A company-wide risk policy that clearly delineates how risks are weighed and how much risk the organization is willing to bear, prevents such disconnects and can greatly reduce the unnecessary friction that can arise between departments or branches with conflicting risk tolerance.
In terms of overall risk, some organizations and companies are, by their very nature, more willing to accept a higher level of risk than others.
A nongovernmental organization that provides aid to refugees in war zones will naturally have to account for more risk than a retail company with stores in upscale shopping malls in the U.S. But no matter the primary mission, everyone in an organization—whether they’re in the headquarters C-suite or working out in the field—must understand how their organization views risk and what degree of risk their organization is willing to brave to achieve its goals.
A risk policy provides that understanding.
Once an organization’s threshold for risk tolerance is established and codified, it is then possible for company personnel to begin educating themselves about the specific threats associated with locations where the organization currently operates or would like to operate.
Once the threats and the risks they present are understood, it is then possible to gauge them against the organization’s risk tolerance level.
A good place to start with this process is by conducting a baseline threat assessment on the organization and its various operations that examines all the potential threats.
Assessing risks and then measuring them against the threshold outlined in the organization’s risk policy can help guide business decisions on whether to expand, suspend or even discontinue operations.
Assessing threats and risks is also a critical component of effective contingency planning, as well as in establishing appropriate tripwires to trigger those plans.
Risk levels are never static and must be frequently updated.

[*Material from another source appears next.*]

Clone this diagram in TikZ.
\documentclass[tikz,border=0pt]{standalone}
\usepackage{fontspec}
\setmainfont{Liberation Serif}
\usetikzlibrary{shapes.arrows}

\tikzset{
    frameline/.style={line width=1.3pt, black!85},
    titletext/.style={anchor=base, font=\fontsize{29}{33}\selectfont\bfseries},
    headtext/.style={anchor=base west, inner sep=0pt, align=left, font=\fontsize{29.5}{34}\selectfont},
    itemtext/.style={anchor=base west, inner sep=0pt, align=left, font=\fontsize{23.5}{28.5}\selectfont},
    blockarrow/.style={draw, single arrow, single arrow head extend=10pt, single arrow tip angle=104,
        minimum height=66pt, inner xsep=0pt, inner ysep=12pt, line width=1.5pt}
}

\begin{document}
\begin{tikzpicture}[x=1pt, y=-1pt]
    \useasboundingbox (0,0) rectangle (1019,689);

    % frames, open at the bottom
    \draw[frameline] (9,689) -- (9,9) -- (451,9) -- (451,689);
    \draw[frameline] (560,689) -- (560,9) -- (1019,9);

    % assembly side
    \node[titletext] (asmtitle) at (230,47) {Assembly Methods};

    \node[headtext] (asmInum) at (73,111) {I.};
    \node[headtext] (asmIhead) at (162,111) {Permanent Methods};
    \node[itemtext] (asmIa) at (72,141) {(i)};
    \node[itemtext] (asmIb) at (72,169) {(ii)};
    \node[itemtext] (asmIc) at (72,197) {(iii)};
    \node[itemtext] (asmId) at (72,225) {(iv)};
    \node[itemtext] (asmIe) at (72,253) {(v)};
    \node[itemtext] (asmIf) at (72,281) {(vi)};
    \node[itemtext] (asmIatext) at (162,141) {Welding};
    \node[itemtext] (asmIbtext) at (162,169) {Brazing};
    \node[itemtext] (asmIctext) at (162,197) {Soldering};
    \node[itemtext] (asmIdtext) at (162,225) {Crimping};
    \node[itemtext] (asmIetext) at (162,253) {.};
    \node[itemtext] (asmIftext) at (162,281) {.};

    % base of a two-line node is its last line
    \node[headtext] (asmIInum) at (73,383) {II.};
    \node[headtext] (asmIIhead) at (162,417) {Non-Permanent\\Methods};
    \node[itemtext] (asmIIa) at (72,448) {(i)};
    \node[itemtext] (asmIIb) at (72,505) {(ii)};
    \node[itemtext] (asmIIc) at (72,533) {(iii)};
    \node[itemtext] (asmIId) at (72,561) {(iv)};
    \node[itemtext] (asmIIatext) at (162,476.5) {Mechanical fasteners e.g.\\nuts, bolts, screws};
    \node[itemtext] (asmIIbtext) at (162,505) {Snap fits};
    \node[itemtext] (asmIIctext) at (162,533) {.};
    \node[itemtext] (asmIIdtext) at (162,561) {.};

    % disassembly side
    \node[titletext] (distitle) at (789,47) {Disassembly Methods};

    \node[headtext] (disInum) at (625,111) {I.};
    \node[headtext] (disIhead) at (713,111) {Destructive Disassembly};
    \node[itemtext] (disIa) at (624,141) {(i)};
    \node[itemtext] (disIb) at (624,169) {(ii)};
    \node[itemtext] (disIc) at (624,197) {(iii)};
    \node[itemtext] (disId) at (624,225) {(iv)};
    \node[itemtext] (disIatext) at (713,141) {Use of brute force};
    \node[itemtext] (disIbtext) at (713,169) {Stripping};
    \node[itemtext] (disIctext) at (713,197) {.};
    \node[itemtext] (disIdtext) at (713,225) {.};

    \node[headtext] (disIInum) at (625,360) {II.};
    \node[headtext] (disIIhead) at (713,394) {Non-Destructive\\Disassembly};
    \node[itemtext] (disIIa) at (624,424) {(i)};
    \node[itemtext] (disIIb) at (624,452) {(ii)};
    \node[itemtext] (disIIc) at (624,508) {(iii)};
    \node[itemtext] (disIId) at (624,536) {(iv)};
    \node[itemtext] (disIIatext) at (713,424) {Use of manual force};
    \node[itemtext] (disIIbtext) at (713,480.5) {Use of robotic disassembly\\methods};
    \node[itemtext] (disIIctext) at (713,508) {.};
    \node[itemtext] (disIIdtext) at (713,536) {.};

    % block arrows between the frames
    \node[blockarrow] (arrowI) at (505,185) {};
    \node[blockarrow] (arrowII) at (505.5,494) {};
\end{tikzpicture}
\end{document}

Closely tracking incidents that occur near an organization’s operations and interests can help raise awareness of emerging threats or threat actors.
In analyzing such incidents, one hopes to learn how and why they occurred as well as ways to prevent them.

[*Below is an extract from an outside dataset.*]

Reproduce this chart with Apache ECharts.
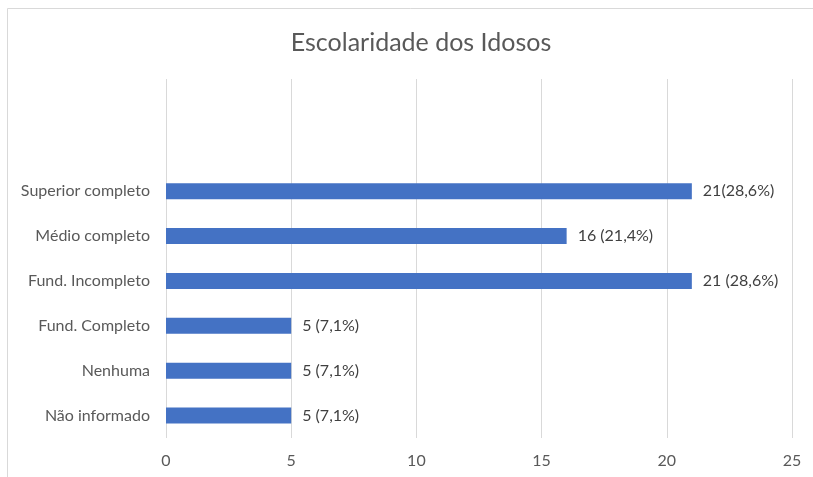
<!DOCTYPE html>
<html>
<head>
<meta charset="utf-8">
<script src="https://cdn.jsdelivr.net/npm/echarts@6/dist/echarts.min.js"></script>
<style>
  html, body { margin: 0; padding: 0; background: #fff; }
  #main { width: 813px; height: 477px; }
</style>
</head>
<body>
<div id="main"></div>
<script>
// categorias (de baixo para cima) - as duas ultimas ficam vazias como no original
var categorias = ['Não informado', 'Nenhuma', 'Fund. Completo', 'Fund. Incompleto', 'Médio completo', 'Superior completo', '', ''];
var valores = [5, 5, 5, 21, 16, 21, '-', '-'];
var rotulos = ['5 (7,1%)', '5 (7,1%)', '5 (7,1%)', '21 (28,6%)', '16 (21,4%)', '21(28,6%)', '', ''];
var ticksX = [0, 5, 10, 15, 20, 25];

var myChart = echarts.init(document.getElementById('main'));

var fonte = 'Lato, "Open Sans", sans-serif';

var option = {
    backgroundColor: '#fff',
    animation: false,
    title: {
        text: 'Escolaridade dos Idosos',
        left: 416,
        textAlign: 'center',
        top: 25,
        textStyle: {
            color: '#595959',
            fontSize: 25,
            fontWeight: 'normal',
            fontFamily: fonte
        }
    },
    graphic: [{
        type: 'rect',
        shape: { x: 7.5, y: 8.5, width: 820, height: 480 },
        style: { fill: 'none', stroke: '#d9d9d9', lineWidth: 1 },
        silent: true
    }],
    grid: {
        left: 166,
        right: 21,
        top: 79,
        bottom: 39
    },
    xAxis: {
        type: 'value',
        min: ticksX[0],
        max: ticksX[ticksX.length - 1],
        interval: 5,
        axisLine: { show: false },
        axisTick: { show: false },
        axisLabel: {
            color: '#595959',
            fontSize: 16,
            fontFamily: fonte,
            margin: 15
        },
        splitLine: {
            lineStyle: { color: '#d9d9d9', width: 1 }
        }
    },
    yAxis: {
        type: 'category',
        data: categorias,
        axisLine: { show: false },
        axisTick: { show: false },
        axisLabel: {
            color: '#595959',
            fontSize: 16,
            fontFamily: fonte,
            margin: 16
        },
        splitLine: { show: false }
    },
    series: [{
        type: 'bar',
        data: valores,
        barWidth: 16,
        itemStyle: { color: '#4472C4' },
        label: {
            show: true,
            position: 'right',
            distance: 11,
            color: '#404040',
            fontSize: 16,
            fontFamily: fonte,
            formatter: function (p) { return rotulos[p.dataIndex]; }
        }
    }]
};

myChart.setOption(option);
</script>
</body>
</html>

By focusing on the tactics, techniques, and tradecraft used by a threat actor, it is possible to assess the risk a similar incident poses to your operations, as well as design and implement sound security policies, plans, and procedures to protect your organization’s operations and personnel from the risk posed by similar threats in the future.
A solid training program is a key component of an effective risk mitigation program.
Teaching employees to understand how threat actors operate and teaching them how to practice proper situational awareness helps employees spot threats as they are developing so that they can take proactive steps to avoid or mitigate their impact.
Employees should also be taught about the attack cycles that different threat actors employ, as well as how to spot signs of a person progressing along the pathway to violence.
A properly trained workforce operating under a clearly defined risk policy can significantly augment an organization’s security posture and increase its durability in the face of threats and risk. It also provides a proper level of duty of care for employees in locations where business operations and human lives may be on the line.
A good security education helps employees navigate risks and threats, and can also equip them with the tools to be resilient in the face of them.
As we’ve seen repeatedly through the crises of the past two decades such as 9/11, the Asian Tsunami, SARS, and now COVID-19, resilience is the key to organizational success in challenging times and environments.
Whether it’s in the form of crime, terrorism, espionage, natural disasters, or political instability, threats and their accompanying risks are omnipresent.
Understanding, anticipating, and mitigating these risks, however, is the key to negate, or at least mitigate, the effect they can have on your organization.